From the first line of the data below, repeat each line exactly until you reach the line with "x_ticks = [12, 13, 14, 15, 16, 17]"; include that line too.
____ GIVEN MATERIAL
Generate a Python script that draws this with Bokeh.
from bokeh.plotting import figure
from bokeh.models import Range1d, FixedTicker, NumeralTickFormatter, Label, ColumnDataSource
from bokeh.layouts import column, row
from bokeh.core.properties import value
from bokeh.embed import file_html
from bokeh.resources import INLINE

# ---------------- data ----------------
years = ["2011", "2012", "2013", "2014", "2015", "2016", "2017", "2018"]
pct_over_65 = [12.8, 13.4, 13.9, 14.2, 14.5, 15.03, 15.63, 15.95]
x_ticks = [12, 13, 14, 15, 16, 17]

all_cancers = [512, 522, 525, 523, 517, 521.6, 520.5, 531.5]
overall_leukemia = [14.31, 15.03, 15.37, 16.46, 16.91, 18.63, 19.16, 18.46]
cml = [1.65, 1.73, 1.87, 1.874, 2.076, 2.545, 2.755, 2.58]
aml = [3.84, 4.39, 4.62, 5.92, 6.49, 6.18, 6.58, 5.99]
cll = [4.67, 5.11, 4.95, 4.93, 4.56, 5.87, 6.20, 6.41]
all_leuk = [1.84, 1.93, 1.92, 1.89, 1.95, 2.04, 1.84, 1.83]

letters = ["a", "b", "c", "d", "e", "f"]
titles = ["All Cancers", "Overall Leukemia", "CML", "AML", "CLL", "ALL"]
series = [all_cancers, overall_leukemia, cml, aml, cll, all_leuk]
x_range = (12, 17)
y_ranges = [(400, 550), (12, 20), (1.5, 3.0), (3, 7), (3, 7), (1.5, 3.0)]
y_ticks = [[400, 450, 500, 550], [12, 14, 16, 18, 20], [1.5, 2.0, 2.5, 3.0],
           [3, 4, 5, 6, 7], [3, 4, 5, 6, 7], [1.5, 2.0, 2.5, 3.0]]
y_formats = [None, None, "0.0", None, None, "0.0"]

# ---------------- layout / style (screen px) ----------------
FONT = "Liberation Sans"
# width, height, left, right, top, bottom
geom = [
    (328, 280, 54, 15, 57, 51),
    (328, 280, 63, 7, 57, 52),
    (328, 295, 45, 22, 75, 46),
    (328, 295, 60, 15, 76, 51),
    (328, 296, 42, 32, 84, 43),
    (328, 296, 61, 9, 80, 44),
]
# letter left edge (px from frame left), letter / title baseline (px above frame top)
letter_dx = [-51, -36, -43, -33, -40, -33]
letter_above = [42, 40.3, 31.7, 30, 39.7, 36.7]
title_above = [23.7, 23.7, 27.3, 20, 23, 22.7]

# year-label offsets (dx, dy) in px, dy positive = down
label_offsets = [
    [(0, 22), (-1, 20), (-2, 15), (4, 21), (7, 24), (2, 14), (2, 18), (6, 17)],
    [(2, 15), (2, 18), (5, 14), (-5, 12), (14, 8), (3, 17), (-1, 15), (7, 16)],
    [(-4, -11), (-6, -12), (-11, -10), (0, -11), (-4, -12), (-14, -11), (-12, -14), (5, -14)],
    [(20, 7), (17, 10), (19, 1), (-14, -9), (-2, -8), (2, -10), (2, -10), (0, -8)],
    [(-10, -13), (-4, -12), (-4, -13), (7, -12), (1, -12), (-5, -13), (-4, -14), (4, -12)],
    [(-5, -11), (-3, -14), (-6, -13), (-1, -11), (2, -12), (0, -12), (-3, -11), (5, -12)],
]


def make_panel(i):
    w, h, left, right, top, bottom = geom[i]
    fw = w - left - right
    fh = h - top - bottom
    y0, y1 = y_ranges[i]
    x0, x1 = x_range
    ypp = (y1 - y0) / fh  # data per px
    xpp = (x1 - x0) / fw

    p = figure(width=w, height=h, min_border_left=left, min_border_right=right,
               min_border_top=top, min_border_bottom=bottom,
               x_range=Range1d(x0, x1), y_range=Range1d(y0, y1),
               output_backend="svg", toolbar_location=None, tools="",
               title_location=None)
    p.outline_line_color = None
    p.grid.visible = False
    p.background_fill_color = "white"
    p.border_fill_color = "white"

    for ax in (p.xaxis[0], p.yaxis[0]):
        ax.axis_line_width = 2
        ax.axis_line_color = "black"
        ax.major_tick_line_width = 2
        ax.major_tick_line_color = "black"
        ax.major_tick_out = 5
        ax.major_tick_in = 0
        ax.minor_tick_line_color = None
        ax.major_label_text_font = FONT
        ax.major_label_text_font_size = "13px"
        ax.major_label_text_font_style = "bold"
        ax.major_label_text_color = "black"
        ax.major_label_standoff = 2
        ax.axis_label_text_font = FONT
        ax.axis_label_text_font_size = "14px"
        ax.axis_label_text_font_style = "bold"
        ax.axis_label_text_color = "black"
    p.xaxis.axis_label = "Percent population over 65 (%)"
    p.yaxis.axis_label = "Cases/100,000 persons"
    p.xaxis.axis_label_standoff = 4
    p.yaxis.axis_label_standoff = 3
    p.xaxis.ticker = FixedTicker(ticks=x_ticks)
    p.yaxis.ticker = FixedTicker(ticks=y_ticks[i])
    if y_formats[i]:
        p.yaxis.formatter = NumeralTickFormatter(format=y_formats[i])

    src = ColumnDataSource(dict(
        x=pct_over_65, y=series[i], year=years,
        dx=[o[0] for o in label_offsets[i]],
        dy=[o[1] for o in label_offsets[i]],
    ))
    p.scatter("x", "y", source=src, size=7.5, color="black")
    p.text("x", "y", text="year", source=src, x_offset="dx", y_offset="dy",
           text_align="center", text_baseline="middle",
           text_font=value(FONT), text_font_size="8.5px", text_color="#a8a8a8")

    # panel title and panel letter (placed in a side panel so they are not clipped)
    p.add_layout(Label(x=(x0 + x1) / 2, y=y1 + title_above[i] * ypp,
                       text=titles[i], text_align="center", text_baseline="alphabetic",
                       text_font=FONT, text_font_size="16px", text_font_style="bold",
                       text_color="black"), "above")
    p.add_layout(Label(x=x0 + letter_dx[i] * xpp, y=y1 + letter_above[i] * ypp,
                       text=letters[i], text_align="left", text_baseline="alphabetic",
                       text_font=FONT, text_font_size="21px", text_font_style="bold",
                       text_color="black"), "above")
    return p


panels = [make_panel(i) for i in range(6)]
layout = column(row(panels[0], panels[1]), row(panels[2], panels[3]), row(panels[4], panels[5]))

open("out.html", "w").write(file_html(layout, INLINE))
________
FULL OUTPUT:
Generate a Python script that draws this with Bokeh.
from bokeh.plotting import figure
from bokeh.models import Range1d, FixedTicker, NumeralTickFormatter, Label, ColumnDataSource
from bokeh.layouts import column, row
from bokeh.core.properties import value
from bokeh.embed import file_html
from bokeh.resources import INLINE

# ---------------- data ----------------
years = ["2011", "2012", "2013", "2014", "2015", "2016", "2017", "2018"]
pct_over_65 = [12.8, 13.4, 13.9, 14.2, 14.5, 15.03, 15.63, 15.95]
x_ticks = [12, 13, 14, 15, 16, 17]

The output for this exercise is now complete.